Non molto tempo fa' anche il presidente del Fipe - Federazione Italiana Pubblici Esercizi - Lino Enrico Stoppani aveva già richiamato l'attenzione su questo aspetto: «lo spopolamento dei centri urbani rappresenta una minaccia anche per il nostro settore. Il proliferare di attività di ristorazione senza servizio, senza personale, con locali di pochi metri quadrati sta creando seri squilibri nella qualità dell’offerta commerciale delle città. Per contrastare tale tendenza, è necessario attuare politiche di rigenerazione urbana innovative in grado di promuovere valori comuni, in ambito sociale, culturale ed economico, e di favorire l’integrazione tra i vari livelli di governo e tra imprese, società, associazioni e anche singoli individui nell’ordine di rafforzare le economie urbane e contrastare la desertificazione commerciale». L'osservanza di criteri di qualità del servizio, di arredo, di insonorizzazione, di vigilanza; l'individuazione di attività o merceologie incompatibili con le esigenze di tutela o con la natura delle aree: sono regole di pianificazione che un ente (o più enti insieme) può utilizzare per contingentare le licenze che, in assenza di programmazione sono soggette solo alla presentazione di una semplice domanda all'ufficio commercio, fermo restando il possesso dei requisiti professionali richiesti e delle certificazioni edilizie e sanitarie.

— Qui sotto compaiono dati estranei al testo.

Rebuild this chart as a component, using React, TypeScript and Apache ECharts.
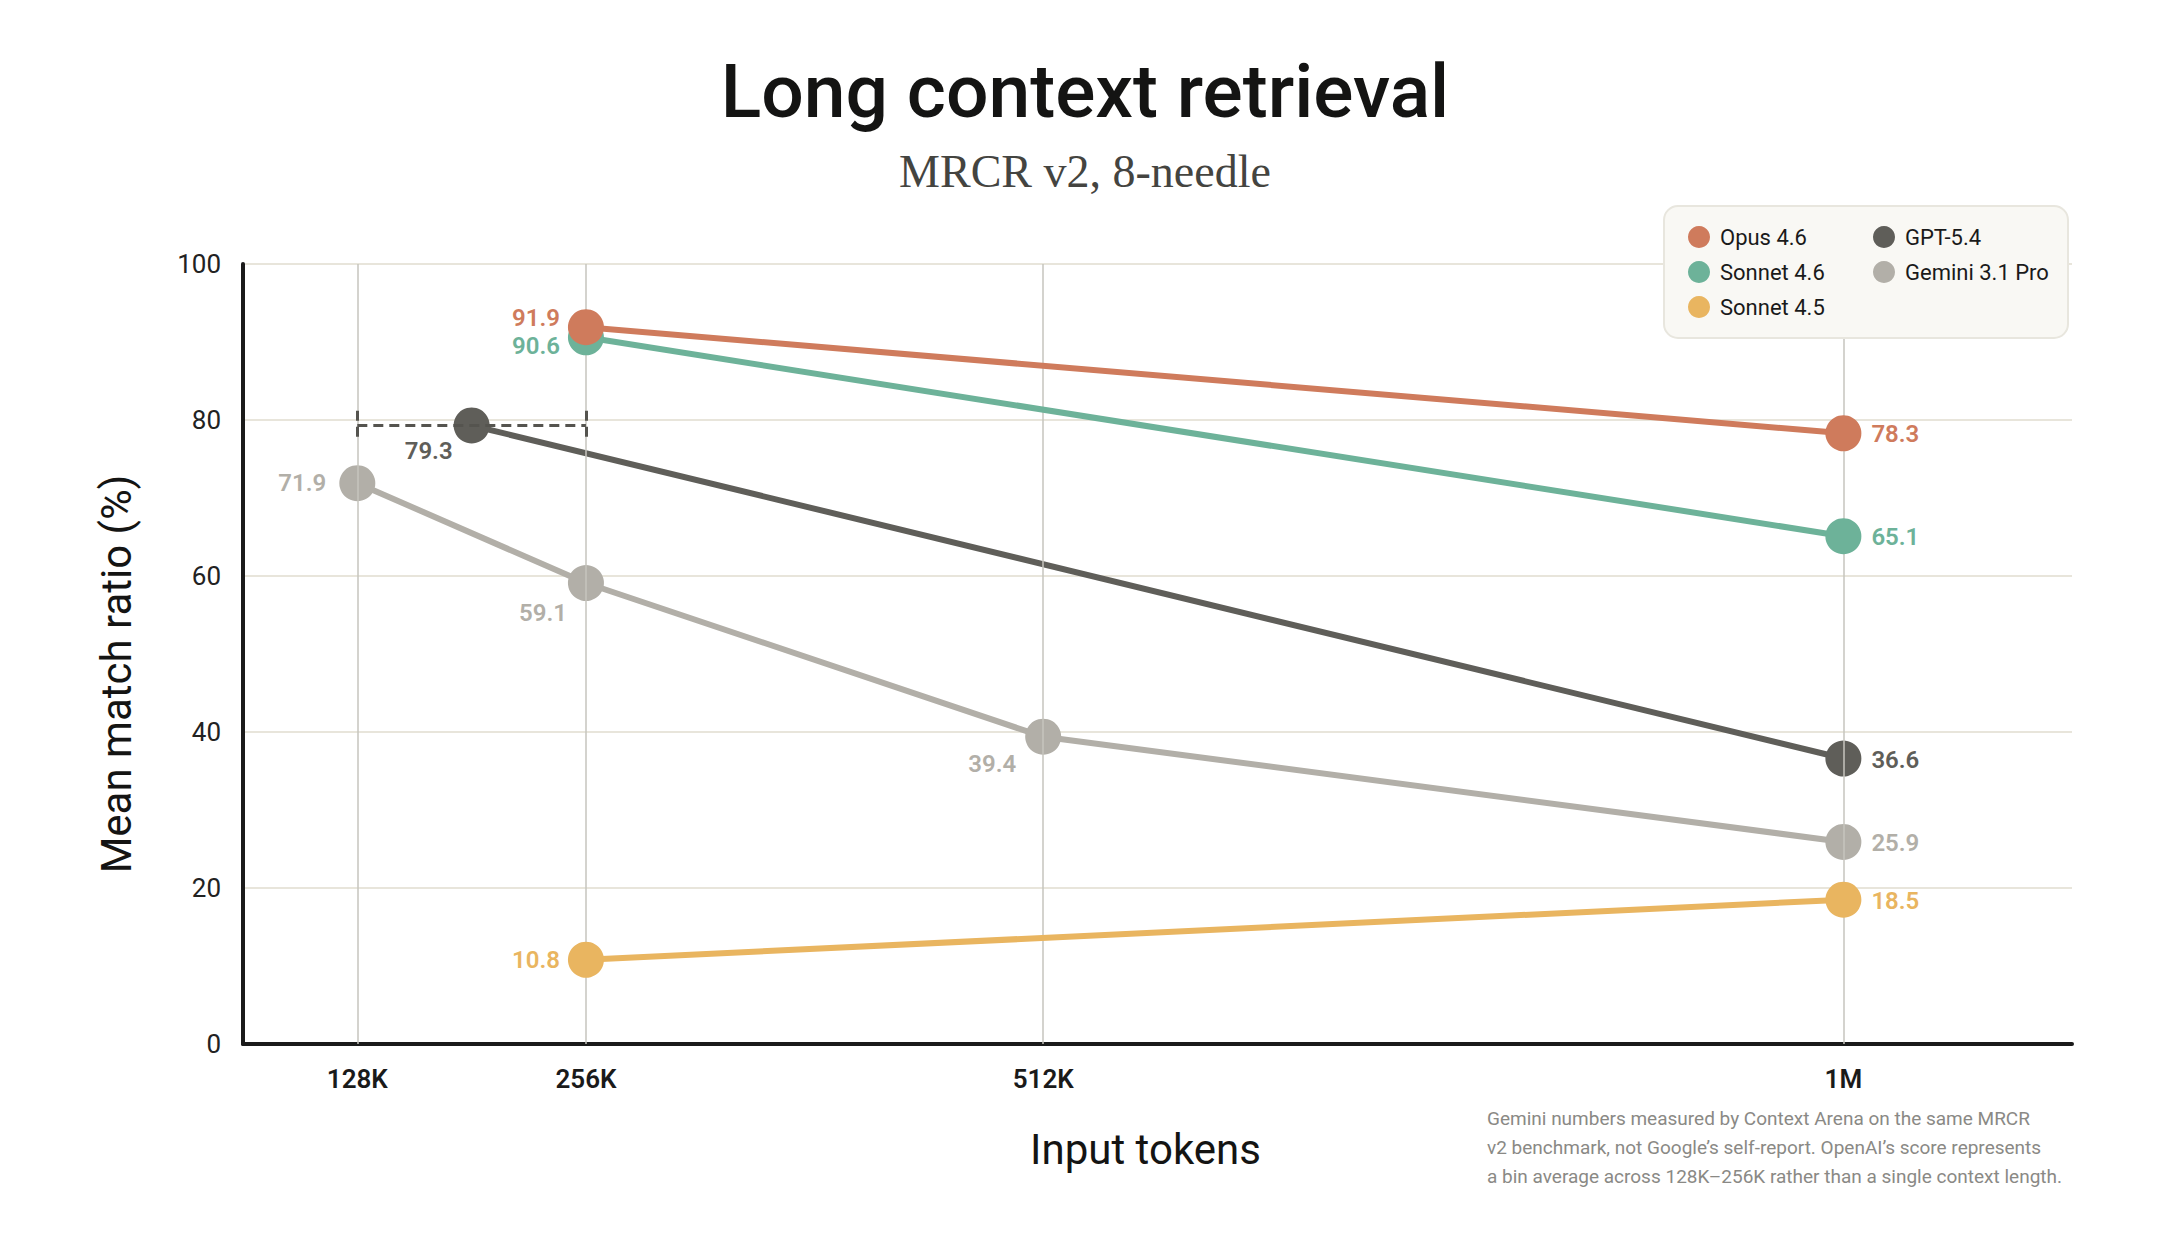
import React, { useEffect, useRef } from 'react';
import * as echarts from 'echarts';

const titleText = 'Long context retrieval';
const subtitleText = 'MRCR v2, 8-needle';
const yAxisName = 'Mean match ratio (%)';
const xAxisName = 'Input tokens';
const footnoteLines = [
  'Gemini numbers measured by Context Arena on the same MRCR',
  'v2 benchmark, not Google\u2019s self-report. OpenAI\u2019s score represents',
  'a bin average across 128K\u2013256K rather than a single context length.',
];

// x positions of the context-length ticks (in K tokens, as drawn)
const xTickValues = [128, 256, 512, 960];
const xTickLabels = ['128K', '256K', '512K', '1M'];
const xMin = 64;
const xMax = 1088;
const yMin = 0;
const yMax = 100;
const yInterval = 20;

const opusX = [256, 960];
const opusValues = [91.9, 78.3];
const sonnet46X = [256, 960];
const sonnet46Values = [90.6, 65.1];
const sonnet45X = [256, 960];
const sonnet45Values = [10.8, 18.5];
const gptX = [192, 960];
const gptValues = [79.3, 36.6];
const gptBin = [128, 256];
const geminiX = [128, 256, 512, 960];
const geminiValues = [71.9, 59.1, 39.4, 25.9];

const legendCol1 = ['Opus 4.6', 'Sonnet 4.6', 'Sonnet 4.5'];
const legendCol2 = ['GPT-5.4', 'Gemini 3.1 Pro'];

const SANS = 'Roboto, Inter, "Noto Sans", sans-serif';
const SERIF = '"Liberation Serif", "DejaVu Serif", serif';

const colors: Record<string, string> = {
  'Opus 4.6': '#cf7b5c',
  'Sonnet 4.6': '#6db299',
  'Sonnet 4.5': '#e9b560',
  'GPT-5.4': '#5f5e59',
  'Gemini 3.1 Pro': '#b2afa8',
};

type LabelSpec = { position: string; distance: number; offset?: number[] };

const leftLabel = (distance: number, dy = 0): LabelSpec => ({ position: 'left', distance, offset: [0, dy] });
const rightLabel: LabelSpec = { position: 'right', distance: 10, offset: [0, 1] };

function buildSeries(name: string, xs: number[], ys: number[], labels: LabelSpec[], z: number) {
  const color = colors[name];
  return {
    name,
    type: 'line',
    z,
    data: xs.map((x, i) => ({
      value: [x, ys[i]],
      label: { ...labels[i] },
    })),
    symbol: 'circle',
    symbolSize: 36,
    showSymbol: true,
    lineStyle: { color, width: 6 },
    itemStyle: { color },
    label: {
      show: true,
      color,
      fontFamily: SANS,
      fontSize: 24,
      fontWeight: 600,
      formatter: (p: any) => Number(p.value[1]).toFixed(1),
    },
    emphasis: { disabled: true },
  };
}

const legendBase = {
  orient: 'vertical',
  top: 226,
  padding: 0,
  itemGap: 13,
  itemWidth: 22,
  itemHeight: 22,
  icon: 'circle',
  selectedMode: false,
  z: 12,
  textStyle: { fontFamily: SANS, fontSize: 22, color: '#1a1a1a', padding: [0, 0, 0, 5], lineHeight: 22 },
};

export default function App() {
  const ref = useRef<HTMLDivElement>(null);

  useEffect(() => {
    document.body.style.margin = '0';
    if (!ref.current) return;
    const chart = echarts.init(ref.current, undefined, { renderer: 'svg' });

    const capHalf = 1.9;
    const dashStyle = { color: '#55544f', width: 3, type: [10, 6] as any };

    const option: any = {
      animation: false,
      backgroundColor: '#ffffff',
      title: [
        {
          text: titleText,
          left: 'center',
          top: 44,
          textStyle: { fontFamily: SANS, fontSize: 75, fontWeight: 500, color: '#141413', lineHeight: 84 },
        },
        {
          text: subtitleText,
          left: 'center',
          top: 140,
          textStyle: { fontFamily: SERIF, fontSize: 46, fontWeight: 400, color: '#444440', lineHeight: 52 },
        },
      ],
      grid: { left: 243, top: 264, width: 1829, height: 780, containLabel: false },
      xAxis: {
        type: 'value',
        min: xMin,
        max: xMax,
        interval: 64,
        name: xAxisName,
        nameLocation: 'middle',
        nameGap: 84,
        nameTextStyle: { fontFamily: SANS, fontSize: 42, color: '#141413', padding: [0, 24, 0, 0] },
        axisLine: { show: true, lineStyle: { color: '#1a1a1a', width: 4 } },
        axisTick: { show: false },
        splitLine: { show: false },
        axisLabel: {
          interval: 0,
          margin: 22,
          fontFamily: SANS,
          fontSize: 26,
          fontWeight: 600,
          color: '#1a1a1a',
          formatter: (v: number) => {
            const i = xTickValues.indexOf(v);
            return i >= 0 ? xTickLabels[i] : '';
          },
        },
      },
      yAxis: {
        type: 'value',
        min: yMin,
        max: yMax,
        interval: yInterval,
        name: yAxisName,
        nameLocation: 'middle',
        nameGap: 106,
        nameTextStyle: { fontFamily: SANS, fontSize: 42, color: '#141413', padding: [0, 40, 0, 0] },
        axisLine: { show: true, lineStyle: { color: '#1a1a1a', width: 4 } },
        axisTick: { show: false },
        splitLine: { show: true, lineStyle: { color: '#e8e5db', width: 2 } },
        axisLabel: { margin: 22, fontFamily: SANS, fontSize: 26, color: '#222222' },
      },
      legend: [
        { ...legendBase, data: legendCol1, left: 1688 },
        { ...legendBase, data: legendCol2, left: 1873 },
      ],
      graphic: [
        {
          type: 'rect',
          z: 10,
          shape: { x: 1664, y: 206, width: 404, height: 132, r: 14 },
          style: { fill: '#f9f8f4', stroke: '#e8e6de', lineWidth: 2 },
        },
        {
          type: 'text',
          z: 10,
          x: 1487,
          y: 1104,
          style: {
            text: footnoteLines.join('\n'),
            fontFamily: SANS,
            fontSize: 19,
            lineHeight: 29,
            fill: '#8a8985',
            textAlign: 'left',
            textVerticalAlign: 'top',
          },
        },
      ],
      series: [
        {
          name: '_grid',
          type: 'line',
          z: 1,
          data: [],
          markLine: {
            silent: true,
            symbol: ['none', 'none'],
            label: { show: false },
            lineStyle: { color: '#c6c4be', width: 1.5, type: 'solid' },
            data: xTickValues.map((v) => ({ xAxis: v })),
          },
        },
        {
          name: '_bin',
          type: 'line',
          z: 2,
          data: [],
          markLine: {
            silent: true,
            symbol: ['none', 'none'],
            label: { show: false },
            lineStyle: dashStyle,
            data: [
              [{ coord: [gptBin[0], gptValues[0]] }, { coord: [gptBin[1], gptValues[0]] }],
              [{ coord: [gptBin[0], gptValues[0] + capHalf] }, { coord: [gptBin[0], gptValues[0] - capHalf] }],
              [{ coord: [gptBin[1], gptValues[0] + capHalf] }, { coord: [gptBin[1], gptValues[0] - capHalf] }],
            ],
          },
        },
        buildSeries('Gemini 3.1 Pro', geminiX, geminiValues, [leftLabel(13), leftLabel(1, 30), leftLabel(9, 27), rightLabel], 3),
        buildSeries('GPT-5.4', gptX, gptValues, [leftLabel(1, 26), rightLabel], 4),
        buildSeries('Sonnet 4.5', sonnet45X, sonnet45Values, [leftLabel(8), rightLabel], 5),
        buildSeries('Sonnet 4.6', sonnet46X, sonnet46Values, [leftLabel(8, 9), rightLabel], 6),
        buildSeries('Opus 4.6', opusX, opusValues, [leftLabel(8, -9), rightLabel], 7),
      ],
    };

    chart.setOption(option);
    return () => chart.dispose();
  }, []);

  return <div ref={ref} style={{ width: 2170, height: 1242 }} />;
}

La misura delle cose è sempre la risposta, anche per chi (come me) si consuma nel conflitto se a prevalere devono essere i legittimi interessi imprenditoriali o la vita di un centro storico che deve adeguarsi ai tempi che corrono senza però perdere la sua autenticità. Il resto diventa poesia solo nei ricordi di chi l'ha vissuto. La vita delle famiglie che si confondeva tra la strada e i dabaix che ora sono diventati negozi, l'algherese che risuonava in ogni angolo, le botteghe degli artigiani, i piccoli Alimentari, i calzolai. Solo nel Carrer de Pepi Gall (via Gioberti) dove sono cresciuta ne esistevano tre, ognuno con il proprio xisto (soprannome) e la mia infanzia da figlia unica è passata attraverso il minuscolo laboratorio di signor Giovanni in cui si mischiava l'odore di colla e pelle delle scarpe perfettamente riposte nello scaffale. E poi a far finta di sistemare i pacchi di pasta nella botiga di zia Assunta, ad ascoltare l'inno del Milan dalla finestra di Marco nei fortunati anni '80 per l'ex squadra di Berlusconi, a trascorrere le ore nel magazzino di nonna Adele tra i fotoromanzi dei giornali che lasciavano le clienti per incartare le uova fresche e le verdure che portava mio nonno ogni mattina con il carretto guidato dal suo fedele asino "Ciccita". L'estate diventata una festa perché arrivavano gli ospiti delle seconde case e si parlava fiorentino, romano, milanese per tre mesi, fino all'odiata riapertura delle scuole. In ciascuno di questi luoghi della mia memoria ora ci sono ristoranti e piccoli dehors, delle famiglie "storiche" sono rimasti in pochissimi e con quelli che resistono continuiamo a non usare i campanelli e a chiamarci urlando i nomi dalla strada, spesso tra le facce incuriosite di qualche turista straniero felice di godersi lo spettacolo.